Les jeux au sol ont des effets bénéfiques pour toute l'équipe : une attaque moins prévisible, une meilleure protection pour le quart-arriere, la ligne retrouve le sourire et les receveurs peuvent frapper les demis défensifs au lieu de se faire plaquer.

De plus, puisque l'adversaire doit respecter la course, le jeu aérien devient encore plus facile à exécuter. Bref, cela a un effet rassembleur.

Même la défensive des Alouettes en est sortie gagnante puisqu'elle n'a passé que 22 minutes sur le terrain, résultat direct du jeu au sol qui a permis à l'attaque de contrôler le temps de possession.

Pour l'équipe adverse, c'est démoralisant! Il n'y a rien de pire que de se faire passer sur le corps, jeu après jeu ! Cela a carrément un effet de destruction sur l'esprit d'équipe. La frustration s'installe et la cohésion disparaît.

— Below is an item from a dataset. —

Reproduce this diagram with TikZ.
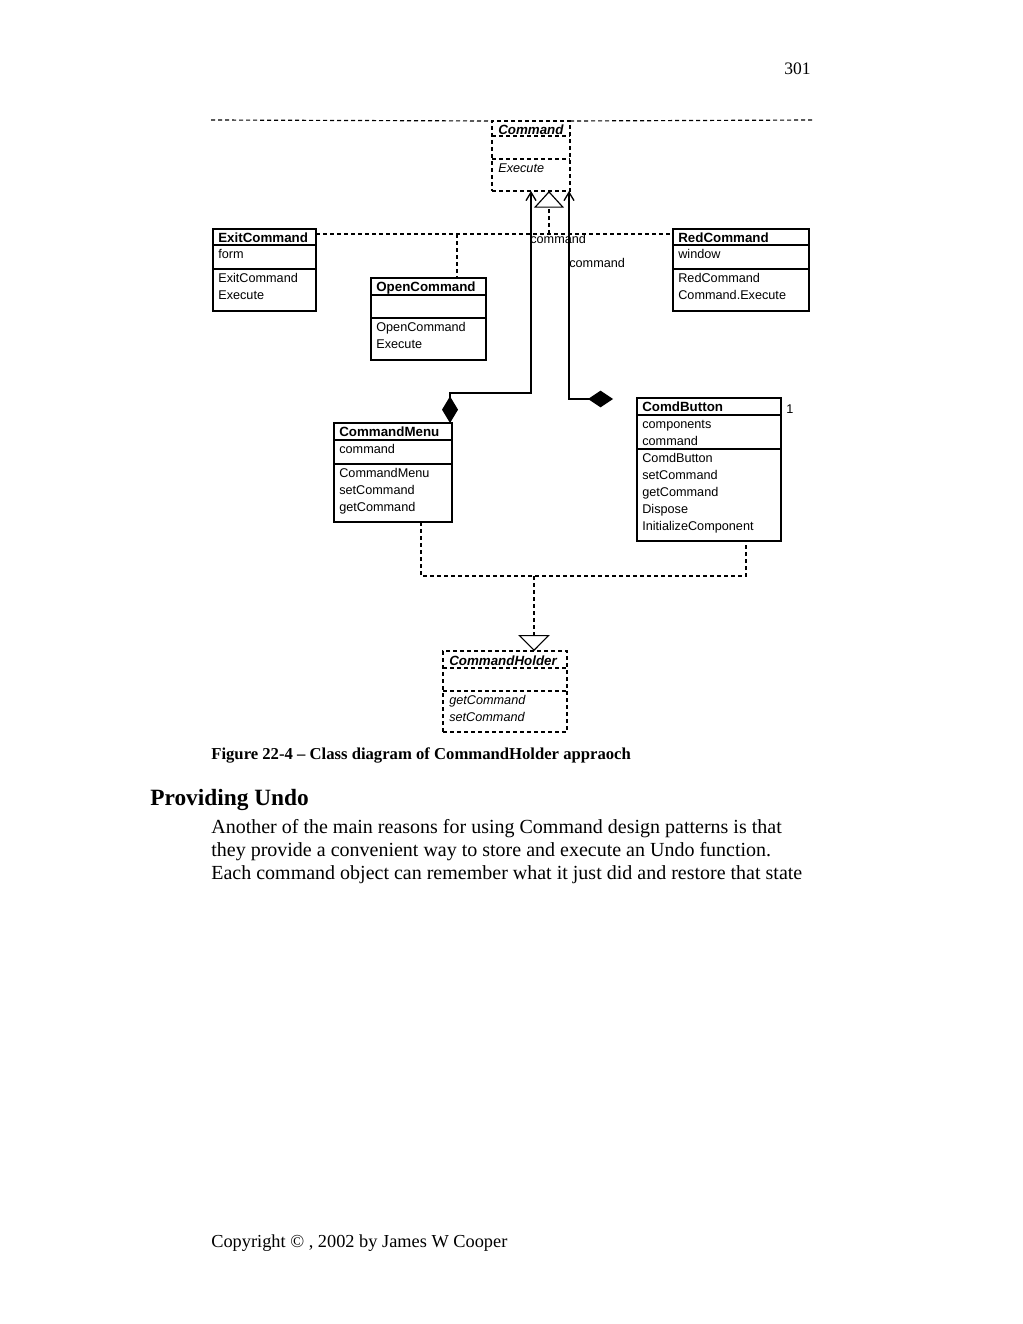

Grâce à leur excellent début de match et à leur jeu en puissance, les Alouettes ont montré aux Argonauts que la soirée allait être longue et ces derniers ont vite capitulé!

Une preuve?

Le meilleur exemple pour illustrer le fait que les Argos avaient lancé la serviette, c'est qu'ils n'ont jamais adapté leurs formations en défensive à celles que les Alouettes déployaient en attaque. Il n'y a qu'à observer le dernier touché de Robert Edwards pour le réaliser.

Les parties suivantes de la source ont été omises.